Le notizie e le statistiche ci riportando dati molto scoraggianti sulla conciliazione di famiglia e lavoro : sono sempre più numerose le neomamme che in seguito ad una gravidanza decidono di dare le dimissioni dal lavoro.
7 neomamme su 10 non tornano al lavoro
Non si tratta quindi di avanzamenti o promozioni ma proprio del mantenimento dell’occupazione svolta, anche per diverso tempo, prima della gestazione. I numeri sono allarmanti: si aggira intorno a 7 su 10 la percentuale di neo mamme costrette a dare le dimissioni oppure non confermate nel ruolo. Se ce ne fosse ancora bisogno, questa è l’ennesima dimostrazione che, a fronte di un calo di nascite costante e sempre in aumento, l’Italia non fa niente per arginare il problema e anzi scoraggia le lavoratrici che decidono di mettere al mondo un bambino seppure tra mille rischi e incertezze.
I dati concreti dell’Ispettorato al Lavoro
I dati di cui sopra sono purtroppo tutt’altro che fantasiosi. Sono stati, infatti, pubblicati dall‘Ispettorato al Lavoro, organo di assoluta autorevolezza che conosce in modo approfondito la casistica relativa al mercato del lavoro in Italia.
Proprio l’Ispettorato al Lavoro parla di 35.000 donne che nel 2019 non sono tornate a lavoro al termine di una maternità; la percentuale, appunto, è di 7 su 10.
Per amore di cronaca e per testimoniare quanto la famiglia in Italia faccia sempre le spese delle scelte politiche, dobbiamo aggiungere che c’è anche una sensibile percentuale di padri che, dopo un periodo dedicato al figlio, lasciano il posto di lavoro. I numeri relativi al 2019, sempre secondo l’Ispettorato al Lavoro, si attestano intorno a 13.000: un numero enorme ma pur sempre 1/3 rispetto al totale delle donne.
Cosa si nasconde dietro questi numeri
Purtroppo non è facile interpretare ciò che si nasconde dietro a questi numeri. Sappiamo già che molte donne al momento dell’assunzione vengono costrette a firmare lettere di dimissioni in bianco, che il datore di lavoro “rispolvera” non appena ha notizia della gravidanza.
Anche nei casi in cui le dimissioni sono davvero volontarie (49.000 nel 2019, secondo l’Ispettorato al Lavoro), però il fenomeno non è meno preoccupante perché attesta l’impossibilità della donna di affidare il figlio a servizi 0-3 o di usufruire di voucher e aiuti alla famiglia.
Sappiamo infatti che i servizi nido hanno costi talvolta irraggiungibili per una famiglia media e che per l’ingresso vi sono liste di attesa molto lunghe, specialmente nelle grandi città.

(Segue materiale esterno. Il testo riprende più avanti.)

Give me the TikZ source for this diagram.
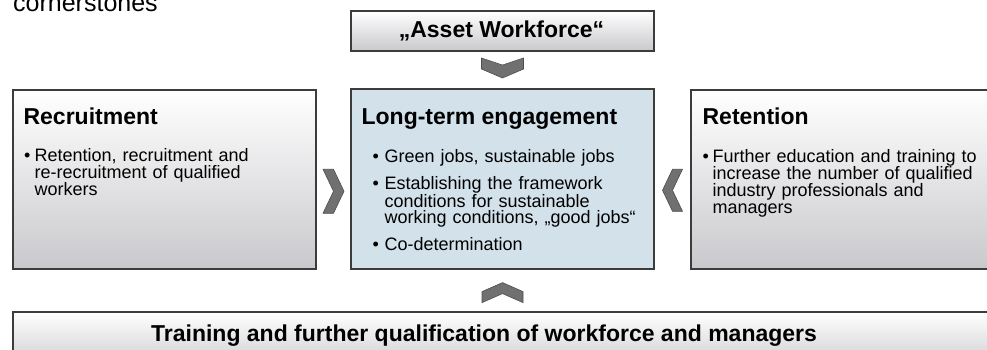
\documentclass[tikz,border=0pt]{standalone}
\usepackage{fontspec}
\setmainfont{Liberation Sans}
\usetikzlibrary{positioning,calc}
\definecolor{frame}{HTML}{3C3C3C}
\definecolor{boxgrey}{HTML}{C9C9CD}
\definecolor{engagefill}{RGB}{210,225,234}
\definecolor{chevfill}{HTML}{707070}
% bullet paragraph with hanging indent
\newcommand{\bitem}[2]{\par\noindent\hangindent=#1\hangafter=1\makebox[#1][l]{\textbullet}#2\par}
\newcommand{\firststrut}{\rule{0pt}{14pt}}
\tikzset{
    pillar/.style={
        rectangle,
        draw=frame,
        line width=1.2pt,
        top color=white,
        bottom color=boxgrey,
        minimum width=303pt,
        minimum height=179pt,
        inner sep=0pt,
    },
    core/.style={
        rectangle,
        draw=frame,
        line width=1.2pt,
        fill=engagefill,
        minimum width=303pt,
        minimum height=180pt,
        inner sep=0pt,
    },
    heading/.style={
        anchor=base west,
        inner sep=0pt,
        font=\fontsize{23}{27}\selectfont\bfseries,
    },
    body/.style={
        anchor=north west,
        inner sep=0pt,
        text width=#1,
    },
    chevron/.style={
        fill=chevfill,
        draw=chevfill!70!black,
        line width=0.6pt,
    },
}

\begin{document}
\begin{tikzpicture}[x=1pt,y=-1pt]
    \clip (0,0) rectangle (987,349);
    \node[anchor=base west,inner sep=0pt,font=\fontsize{25}{30}\selectfont] (caption) at (13,11.5) {cornerstones};

    % boxes
    \node[pillar,minimum height=40pt] (asset) at (502.5,31) {};
    \node[core] (engage) at (502.5,179) {};
    \node[pillar] (recruit) at (164.5,179.5) {};
    \node[pillar] (retain) at (842.5,179.5) {};
    \node[pillar,minimum width=1000pt,minimum height=60pt] (training) at (513,342) {};

    % headings
    \node[heading,anchor=base] (assetT) at ([shift={(-1,27)}]asset.north) {„Asset Workforce“};
    \node[heading] (recruitT) at ([shift={(11,35)}]recruit.north west) {Recruitment};
    \node[heading] (engageT) at ([shift={(11,36)}]engage.north west) {Long-term engagement};
    \node[heading] (retainT) at ([shift={(12,35)}]retain.north west) {Retention};
    \node[heading,anchor=base] (trainingT) at (484,341) {Training and further qualification of workforce and managers};

    % bullet lists
    \node[body=280pt,font=\fontsize{18}{17}\selectfont] (recruitB) at ([shift={(11.5,55)}]recruit.north west) {%
        \bitem{10.5pt}{\firststrut Retention, recruitment and\newline re-recruitment of qualified\newline workers}};
    \node[body=275pt,font=\fontsize{18}{16.2}\selectfont] (engageB) at ([shift={(22,58)}]engage.north west) {%
        \bitem{12pt}{\firststrut Green jobs, sustainable jobs}
        \vspace{9.3pt}
        \bitem{12pt}{Establishing the framework\newline conditions for sustainable\newline working conditions, „good jobs“}
        \vspace{9.3pt}
        \bitem{12pt}{Co-determination}};
    \node[body=280pt,font=\fontsize{18}{17}\selectfont] (retainB) at ([shift={(12,56)}]retain.north west) {%
        \bitem{10pt}{\firststrut Further education and training to\newline increase the number of qualified\newline industry professionals and\newline managers}};

    % chevrons between the boxes
    \coordinate (chevTop) at ($(asset.south)!.5!(engage.north)+(0,-2)$);
    \coordinate (chevLeft) at ($(recruit.east)!.5!(engage.west)+(0,12)$);
    \coordinate (chevRight) at ($(engage.east)!.5!(retain.west)+(0,11)$);
    \coordinate (chevBottom) at ($(engage.south)+(0,23)$);
    \draw[chevron,shift={(chevTop)}] (-21,-10) -- (0,-3) -- (21,-10) -- (21,1) -- (0,10) -- (-21,1) -- cycle;
    \draw[chevron,shift={(chevLeft)}] (-10.5,-22) -- (0,-22) -- (10.5,0) -- (0,22) -- (-10.5,22) -- (0,0) -- cycle;
    \draw[chevron,shift={(chevRight)}] (10,-21) -- (0,-21) -- (-10,0) -- (0,21) -- (10,21) -- (0,0) -- cycle;
    \draw[chevron,shift={(chevBottom)}] (-20.5,-1) -- (0,-10) -- (20.5,-1) -- (20.5,10) -- (0,1) -- (-20.5,10) -- cycle;
\end{tikzpicture}
\end{document}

Sono quasi 21.000 le donne che hanno dichiarato di non poter in alcun modo coniugare i tempi di lavoro e della famiglia e che, dovendo per forza scegliere, sono costrette ad abbandonare l’impiego. I nonni, infatti, seppure vi siano, spesso lavorano ed hanno molti impegni di carattere famigliare. Il bambino deve essere quindi gestito dai genitori. Poiché gli uomini hanno generalmente stipendi più alti, è gioco forza che sia la madre a dover rinunciare alla propria carriera.